Apparently anytime an attorney makes a presentation, whether, for example, in writing on a legal blog or at a conference, that might find its way onto the internet (those pesky cell phones with video capability) the attorney is deemed to have a journalistic responsibility to fully disclose the nature of his/her involvement in a(ny) case pertaining to the presentation.

The variations on this theme of journalistic responsibility are almost infinite, so the ethical thing to do is make a full disclosure on every occassion a communication in any form takes place.
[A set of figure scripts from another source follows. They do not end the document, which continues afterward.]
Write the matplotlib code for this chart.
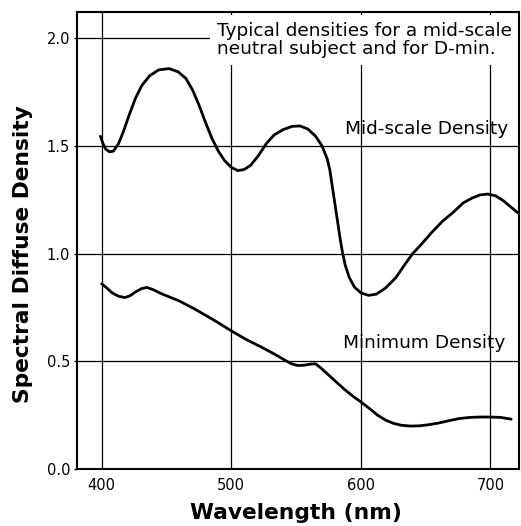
import matplotlib
matplotlib.use("Agg")
import matplotlib.pyplot as plt

# values (wavelength in nm, density)
mid_wl = [399, 401, 403, 406, 409, 413, 417, 421, 426, 431,
          437, 444, 452, 459, 465, 470, 475, 480, 485, 490,
          495, 500, 505, 510, 515, 521, 527, 533, 540, 547,
          553, 559, 565, 570, 574, 576, 578, 580, 582, 584,
          586, 588, 591, 595, 600, 606, 612, 619, 627, 634,
          640, 647, 655, 663, 671, 679, 686, 692, 698, 704,
          710, 716, 722]
mid_d = [1.544, 1.510, 1.485, 1.472, 1.475, 1.510, 1.570, 1.640, 1.720, 1.780,
         1.825, 1.852, 1.858, 1.843, 1.812, 1.760, 1.690, 1.610, 1.535, 1.475,
         1.430, 1.400, 1.385, 1.390, 1.410, 1.455, 1.510, 1.550, 1.575, 1.590,
         1.592, 1.578, 1.545, 1.500, 1.440, 1.390, 1.310, 1.230, 1.150, 1.070,
         1.000, 0.945, 0.890, 0.845, 0.818, 0.806, 0.812, 0.840, 0.888, 0.950,
         1.000, 1.045, 1.100, 1.150, 1.190, 1.235, 1.258, 1.272, 1.276, 1.268,
         1.245, 1.215, 1.185]

min_wl = [400, 404, 408, 413, 418, 422, 426, 431, 435, 440,
          446, 460, 472, 487, 501, 512, 523, 533, 541, 546,
          551, 556, 561, 565, 569, 574, 580, 587, 594, 600,
          607, 613, 619, 625, 631, 638, 645, 652, 660, 668,
          676, 684, 692, 700, 708, 716]
min_d = [0.860, 0.840, 0.818, 0.802, 0.796, 0.805, 0.822, 0.838, 0.843, 0.832,
         0.814, 0.780, 0.742, 0.690, 0.638, 0.600, 0.567, 0.535, 0.507, 0.490,
         0.481, 0.482, 0.487, 0.489, 0.470, 0.443, 0.410, 0.372, 0.338, 0.312,
         0.280, 0.250, 0.228, 0.213, 0.204, 0.200, 0.201, 0.206, 0.214, 0.225,
         0.235, 0.240, 0.242, 0.242, 0.240, 0.232]

x_ticks = [400, 500, 600, 700]
y_ticks = [0.0, 0.5, 1.0, 1.5, 2.0]

plt.rcParams['font.family'] = ['DejaVu Sans']

fig = plt.figure(figsize=(5.21, 5.26), dpi=100)
ax = fig.add_axes([0.148, 0.108, 0.848, 0.869])

ax.plot(mid_wl, mid_d, color='black', lw=2.0, solid_joinstyle='round',
        solid_capstyle='round', zorder=4)
ax.plot(min_wl, min_d, color='black', lw=2.0, solid_joinstyle='round',
        solid_capstyle='round', zorder=4)

ax.set_xlim(381, 722)
ax.set_ylim(0, 2.12)
ax.set_xticks(x_ticks)
ax.set_yticks(y_ticks)
ax.set_yticklabels(['%.1f' % v for v in y_ticks])
ax.grid(True, color='black', lw=0.9)
ax.set_axisbelow(True)
ax.tick_params(axis='x', length=0, pad=6, labelsize=10.5)
ax.tick_params(axis='y', length=2, width=1, pad=3, labelsize=10.5)
for sp in ax.spines.values():
    sp.set_linewidth(1.5)

ax.set_xlabel('Wavelength (nm)', fontsize=15.7, fontweight='bold')
ax.xaxis.set_label_coords(0.495, -0.075)
ax.set_ylabel('Spectral Diffuse Density', fontsize=15.7, fontweight='bold')
ax.yaxis.set_label_coords(-0.10, 0.47)

# white box hides the grid behind the note, but stays under the spines
ax.text(489, 1.99, 'Typical densities for a mid-scale\nneutral subject and for D-min.',
        fontsize=13.3, ha='left', va='center', linespacing=0.95, zorder=2,
        bbox=dict(boxstyle='square,pad=0.4', facecolor='white', edgecolor='none'))
ax.text(588, 1.58, 'Mid-scale Density', fontsize=13.3, ha='left', va='center')
ax.text(586, 0.586, 'Minimum Density', fontsize=13.3, ha='left', va='center')

fig.savefig('out.png', dpi=100)
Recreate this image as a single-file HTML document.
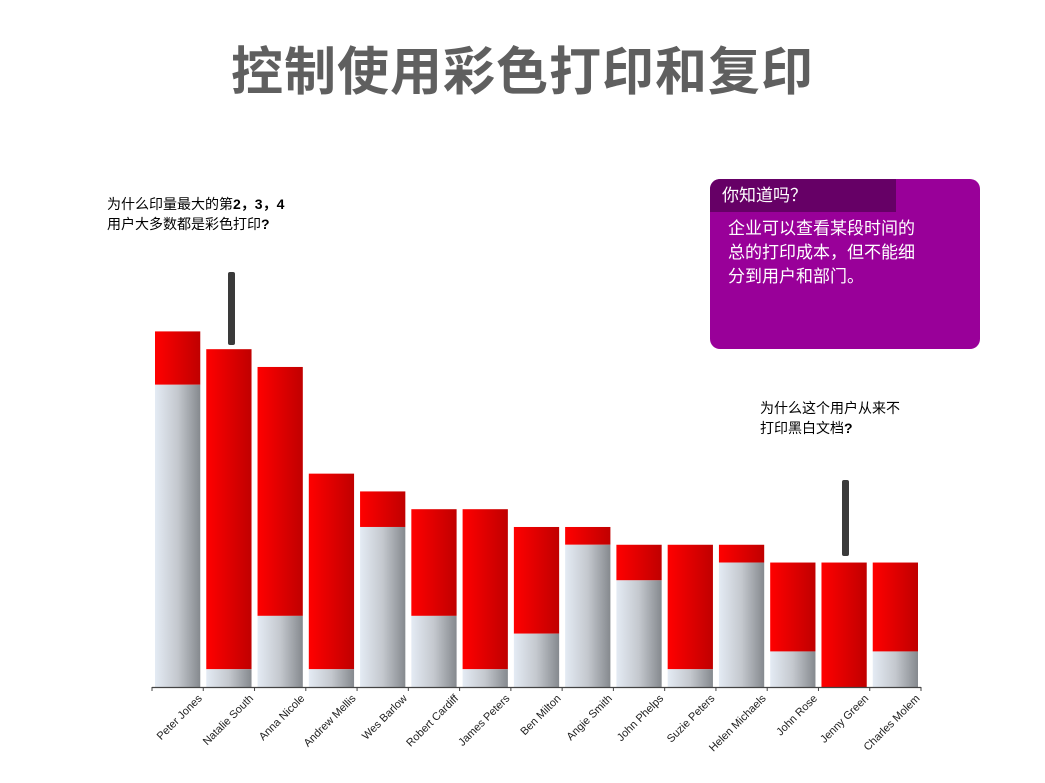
<!DOCTYPE html>
<html><head><meta charset="utf-8">
<style>
body{margin:0;width:1045px;height:783px;background:#fff;position:relative;overflow:hidden;font-family:"Liberation Sans","Noto Sans CJK SC",sans-serif;}
#title{position:absolute;left:0;width:1045px;top:30px;text-align:center;font-size:52px;font-weight:bold;color:#5f5f5f;font-family:"Liberation Sans","Noto Sans CJK SC",sans-serif;letter-spacing:1px}
.note{position:absolute;font-size:14px;line-height:20px;color:#000;}
#box{position:absolute;left:710px;top:179px;width:270px;height:170px;background:#990099;border-radius:10px;overflow:hidden}
#boxhead{position:absolute;left:0;top:0;width:174px;height:33px;background:#660066;color:#fff;font-size:17px;line-height:33px;padding-left:12px}
#boxtext{position:absolute;left:18px;top:38px;color:#fff;font-size:17px;line-height:24px}
svg{position:absolute;left:0;top:0}
</style></head><body>
<div id="title">控制使用彩色打印和复印</div>
<div class="note" style="left:107px;top:194px">为什么印量最大的第<b>2，3，4</b><br>用户大多数都是彩色打印<b>?</b></div>
<div class="note" style="left:760px;top:398px">为什么这个用户从来不<br>打印黑白文档<b>?</b></div>
<div id="box">
<div id="boxhead">你知道吗？</div>
<div id="boxtext">企业可以查看某段时间的<br>总的打印成本，但不能细<br>分到用户和部门。</div>
</div>
<svg id="chart" width="1045" height="783">
<defs>
<linearGradient id="red" x1="0" x2="1"><stop offset="0" stop-color="#ff0000"/><stop offset="1" stop-color="#c00000"/></linearGradient>
<linearGradient id="grey" x1="0" x2="1"><stop offset="0" stop-color="#e4ebf4"/><stop offset="0.5" stop-color="#c4c8ce"/><stop offset="1" stop-color="#85898e"/></linearGradient>
</defs>
</svg>
<script>
const categories=["Peter Jones","Natalie South","Anna Nicole","Andrew Mellis","Wes Barlow","Robert Cardiff","James Peters","Ben Milton","Angie Smith","John Phelps","Suzie Peters","Helen Michaels","John Rose","Jenny Green","Charles Molem"];
const totalPrints=[20,19,18,12,11,10,10,9,9,8,8,8,7,7,7];
const bwPrints=[17,1,4,1,9,4,1,3,8,6,1,7,2,0,2];
const NS="http://www.w3.org/2000/svg";
const svg=document.getElementById('chart');
const x0=152,x1=921,base=687,unit=17.78;
const band=(x1-x0)/categories.length;
const xPos=i=>x0+i*band;
const yPos=v=>base-v*unit;
function mk(t,a){const e=document.createElementNS(NS,t);for(const k in a)e.setAttribute(k,a[k]);svg.appendChild(e);return e;}
categories.forEach((c,i)=>{
  const bx=xPos(i)+3,bw=band-6;
  const r=mk('rect',{x:bx,y:yPos(totalPrints[i]),width:bw,height:(totalPrints[i]-bwPrints[i])*unit,fill:'url(#red)'});
  
  
  const g=mk('rect',{x:bx,y:yPos(bwPrints[i]),width:bw,height:bwPrints[i]*unit,fill:'url(#grey)'});
  
  
  const cx=xPos(i)+band/2+25,cy=699;
  const t=mk('text',{x:cx,y:cy,'text-anchor':'end','font-size':'11','fill':'#222','font-family':'Liberation Sans, sans-serif',transform:`rotate(-45 ${cx} ${cy})`});
  t.textContent=c;
  
  
});
const ax=mk('line',{x1:x0,x2:x1,y1:base+0.5,y2:base+0.5,stroke:'#444','stroke-width':1.2});


for(let i=0;i<=categories.length;i++){
  const tk=mk('line',{x1:xPos(i),x2:xPos(i),y1:base,y2:base+4,stroke:'#444'});
  
  
}
const m1=mk('rect',{x:228,y:272,width:7,height:73,fill:'#3a3a3a',rx:2});


const m2=mk('rect',{x:842,y:480,width:7,height:76,fill:'#3a3a3a',rx:2});


</script>
</body></html>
Why is this important? Since many members of the public may happen to hear about, and perhaps even read or view, the presentation, disclosure is needed so they will not be mislead into thinking that the presentation is not propoganda, no matter where that person may reside. Had Professor Duffy done this then clearly confusion would have been avoided in Bangladesh, the Marshall Islands, Madagascar, Peru, and various other countries throughout the world.

This responsibility is, however, subject to numerous exceptions. For example, if you are but one of numerous counsel listed on a brief to the Supreme Court, and an advocacy group of which you are an emeritous member is also listed on the brief, it is not necessary to disclose your relationship with that group to the court. This exception applies even if you are aware that the brief will immediately be disseminated worldwide.

Mike (profile) says:

Re: Re: Re:9 By the way

Apparently anytime an attorney makes a presentation, whether, for example, in writing on a legal blog or at a conference, that might find its way onto the internet (those pesky cell phones with video capability) the attorney is deemed to have a journalistic responsibility to fully disclose the nature of his/her involvement in a(ny) case pertaining to the presentation.

Another sarcastic post from MLS pretending not to be MLS.

Fortunately, I’m sure most of our readers understand the difference between publishing an article and other forms of communication, even if MLS is apparently unable to understand.